Thursday, August 26, 2010

Sayed hussain hadi's BCT Dairy




 Prepared by Sayed hussain hadi   ID: 1061110870
                         When I wanted to become a smoker
                         
Long time ago, my mother used to tell me not to smoke because my father was smoking in front of me all the time. She told me that if I smoke the first thing will happen to me is my teeth will be yellow, but I said how if I wash my teeth everyday?
My mother want to persuade me to not even think about being a smoker, so she said to me if your teeth become yellow , then your smile will be ugly which will make ladies avoid talking to you  Not only that she also added the idea that my smell will be awful which will make people run away from me and if no one wants to be around me I will be lonely or uncomfortable. My response was like what if I use perfume? Because at that time I was a smoker but I didn't want my mum to find out. But she kept quite for few minutes.

After that she started to talk about facts, that smoking will lead me to like for example, have cancer or many other diseases that could make my life miserable and that in the end   will pay for the cost and will suffer the pain, and she said you will remember that if you don't take my advice.

                        cigarettes will lead to sad ending.

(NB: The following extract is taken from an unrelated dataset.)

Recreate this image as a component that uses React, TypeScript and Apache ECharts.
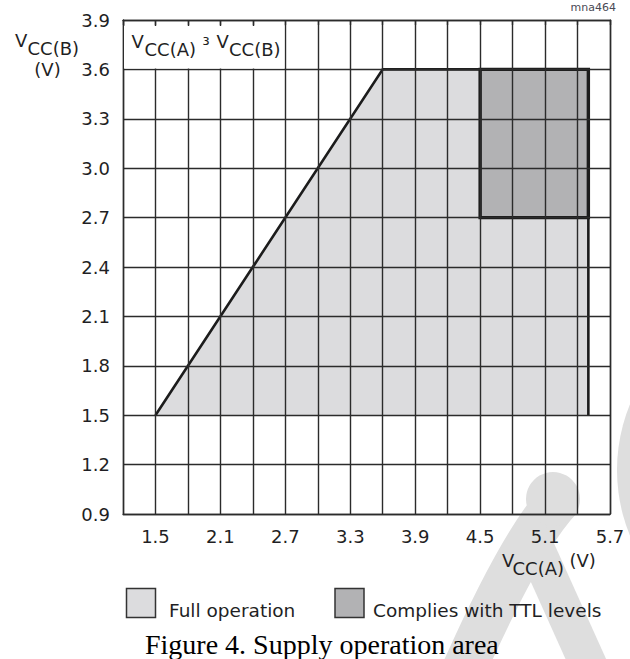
import React, { useEffect, useRef } from "react";
import * as echarts from "echarts";

// ---- axis ranges and tick labels ----
const X_MIN = 1.2;
const X_MAX = 5.7;
const Y_MIN = 0.9;
const Y_MAX = 3.9;
const STEP = 0.3;
const xLabelValues = [1.5, 2.1, 2.7, 3.3, 3.9, 4.5, 5.1, 5.7];
const yLabelValues = [0.9, 1.2, 1.5, 1.8, 2.1, 2.4, 2.7, 3.0, 3.3, 3.6, 3.9];

// ---- regions (VCC(A), VCC(B)) in volts ----
const fullOperationArea = [
  [1.5, 1.5],
  [3.6, 3.6],
  [5.5, 3.6],
  [5.5, 1.5],
];
const ttlLevelArea = [
  [4.5, 2.7],
  [4.5, 3.6],
  [5.5, 3.6],
  [5.5, 2.7],
];
// cell holding the VCC(A) >= VCC(B) note (no grid lines there)
const noteCell = [
  [1.2, 3.9],
  [2.7, 3.6],
];

const legendNames = ["Full operation", "Complies with TTL levels"];
const caption = "Figure 4. Supply operation area";
const figureId = "mna464";

const FONT = "DejaVu Sans";
const TEXT = "#1f1f24";
const GRID = "#2b2b2b";
const EDGE = "#1c1c1c";
const LIGHT = "#dcdcde";
const DARK = "#b2b2b4";
const WATER = "#dedede";
const LW = 1.4;

const near = (a: number, b: number) => Math.abs(a - b) < 1e-6;

export default function App() {
  const ref = useRef<HTMLDivElement>(null);
  useEffect(() => {
    if (!ref.current) return;
    const chart = echarts.init(ref.current, null, { renderer: "svg" });
    const txt = (
      text: string,
      x: number,
      y: number,
      size = 18,
      extra: any = {}
    ) => ({
      type: "text",
      x,
      y,
      z: 20,
      silent: true,
      style: {
        text,
        fill: TEXT,
        fontFamily: FONT,
        fontSize: size,
        align: "left",
        verticalAlign: "middle",
        ...extra,
      },
    });
    const option: any = {
      animation: false,
      backgroundColor: "#ffffff",
      grid: { left: 123, top: 20, right: 20, bottom: 145 },
      xAxis: [
        {
          type: "value",
          min: X_MIN,
          max: X_MAX,
          interval: STEP,
          position: "bottom",
          z: 3,
          axisLine: { show: true, lineStyle: { color: GRID, width: LW } },
          axisTick: { show: false },
          axisLabel: {
            show: true,
            margin: 13,
            color: TEXT,
            fontFamily: FONT,
            fontSize: 18,
            showMinLabel: true,
            showMaxLabel: true,
            formatter: (v: number) =>
              xLabelValues.some((x) => near(x, v)) ? v.toFixed(1) : "",
          },
          splitLine: { show: true, lineStyle: { color: GRID, width: LW } },
        },
        {
          type: "value",
          min: X_MIN,
          max: X_MAX,
          interval: STEP,
          position: "top",
          z: 5,
          axisLine: { show: true, lineStyle: { color: GRID, width: LW } },
          axisTick: { show: true, inside: true, length: 5, lineStyle: { color: GRID, width: LW } },
          axisLabel: { show: false },
          splitLine: { show: false },
        },
      ],
      yAxis: [
        {
          type: "value",
          min: Y_MIN,
          max: Y_MAX,
          interval: STEP,
          position: "left",
          z: 3,
          axisLine: { show: true, lineStyle: { color: GRID, width: LW } },
          axisTick: { show: false },
          axisLabel: {
            show: true,
            margin: 13,
            color: TEXT,
            fontFamily: FONT,
            fontSize: 18,
            showMinLabel: true,
            showMaxLabel: true,
            formatter: (v: number) =>
              yLabelValues.some((y) => near(y, v)) ? v.toFixed(1) : "",
          },
          splitLine: { show: true, lineStyle: { color: GRID, width: LW } },
        },
        {
          type: "value",
          min: Y_MIN,
          max: Y_MAX,
          interval: STEP,
          position: "right",
          z: 3,
          axisLine: { show: true, lineStyle: { color: GRID, width: LW } },
          axisTick: { show: false },
          axisLabel: { show: false },
          splitLine: { show: false },
        },
      ],
      series: [
        {
          name: legendNames[0],
          type: "custom",
          z: 1,
          silent: true,
          xAxisIndex: 0,
          yAxisIndex: 0,
          data: [fullOperationArea[0]],
          renderItem: (_p: any, api: any) => {
            const pts = fullOperationArea.map((p) => api.coord(p));
            return {
              type: "group",
              children: [
                { type: "polygon", shape: { points: pts }, style: { fill: LIGHT, stroke: null } },
                {
                  type: "polyline",
                  shape: { points: pts },
                  style: { fill: null, stroke: EDGE, lineWidth: 2.6, lineJoin: "miter" },
                },
              ],
            };
          },
        },
        {
          name: legendNames[1],
          type: "custom",
          z: 2,
          silent: true,
          xAxisIndex: 0,
          yAxisIndex: 0,
          data: [ttlLevelArea[0]],
          renderItem: (_p: any, api: any) => {
            const pts = ttlLevelArea.map((p) => api.coord(p));
            return {
              type: "polygon",
              shape: { points: pts },
              style: { fill: DARK, stroke: EDGE, lineWidth: 3.4, lineJoin: "miter" },
            };
          },
        },
        {
          name: "note-cell",
          type: "custom",
          z: 4,
          silent: true,
          xAxisIndex: 0,
          yAxisIndex: 0,
          data: [noteCell[0]],
          renderItem: (_p: any, api: any) => {
            const a = api.coord(noteCell[0]);
            const b = api.coord(noteCell[1]);
            return {
              type: "rect",
              shape: { x: a[0] + 1, y: a[1] + 6, width: b[0] - a[0] - 2, height: b[1] - a[1] - 7 },
              style: { fill: "#ffffff" },
            };
          },
        },
      ],
      graphic: [
        // faint page watermark
        {
          type: "bezierCurve",
          z: -5,
          silent: true,
          shape: { x1: 455, y1: 690, cpx1: 520, cpy1: 540, x2: 562, y2: 497 },
          style: { stroke: WATER, lineWidth: 44, fill: null },
        },
        {
          type: "circle",
          z: -5,
          silent: true,
          shape: { cx: 553, cy: 499, r: 27 },
          style: { fill: WATER },
        },
        {
          type: "line",
          z: -5,
          silent: true,
          shape: { x1: 530, y1: 535, x2: 602, y2: 695 },
          style: { stroke: WATER, lineWidth: 37 },
        },
        {
          type: "circle",
          z: -5,
          silent: true,
          shape: { cx: 790, cy: 470, r: 173 },
          style: { fill: WATER },
        },
        // figure id at the page top
        txt(figureId, 616, 7, 11, { align: "right", fill: "#4a4a55" }),
        // y axis name
        txt("V", 15, 40.6),
        txt("CC(B)", 27.5, 48),
        txt("(V)", 47.5, 69.6, 18, { align: "center" }),
        // note inside the plot
        txt("V", 131.5, 41.6),
        txt("CC(A)", 144.5, 49),
        txt("³", 202.5, 44, 18),
        txt("V", 216.5, 41.6),
        txt("CC(B)", 229, 49),
        // x axis name
        txt("V", 502, 560.6),
        txt("CC(A)", 512.5, 568),
        txt("(V)", 569.5, 560.6),
        // legend
        {
          type: "rect",
          z: 20,
          silent: true,
          shape: { x: 126.5, y: 588.5, width: 29, height: 29 },
          style: { fill: LIGHT, stroke: "#333", lineWidth: 1.5 },
        },
        txt(legendNames[0], 169, 610, 18.5),
        {
          type: "rect",
          z: 20,
          silent: true,
          shape: { x: 335, y: 588.5, width: 29, height: 29 },
          style: { fill: DARK, stroke: "#333", lineWidth: 1.5 },
        },
        txt(legendNames[1], 373, 610, 18.5),
        // caption
        txt(caption, 145, 644, 28, { fontFamily: "Liberation Serif", fill: "#000" }),
      ],
    };
    chart.setOption(option);
    return () => chart.dispose();
  }, []);
  return (
    <div
      ref={ref}
      style={{ position: "fixed", left: 0, top: 0, width: 630, height: 659, background: "#fff" }}
    />
  );
}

                                    
This conversation was a clear example about ad populum appeal to indirect consequences (slippery slope argument). The reason that made her to tell me about all these consequences is to make me believe that smoking is bad, but there is many other possibilities that could happen in the future, which can change the outcomes in the future, for example I may smoke for few months and I figure out that smoking is wasting of time and money, and I may change my mind and stop it by myself. So at this point we can see that my mother did some mistakes in her reasoning for this argument, but any mother would say that for her son.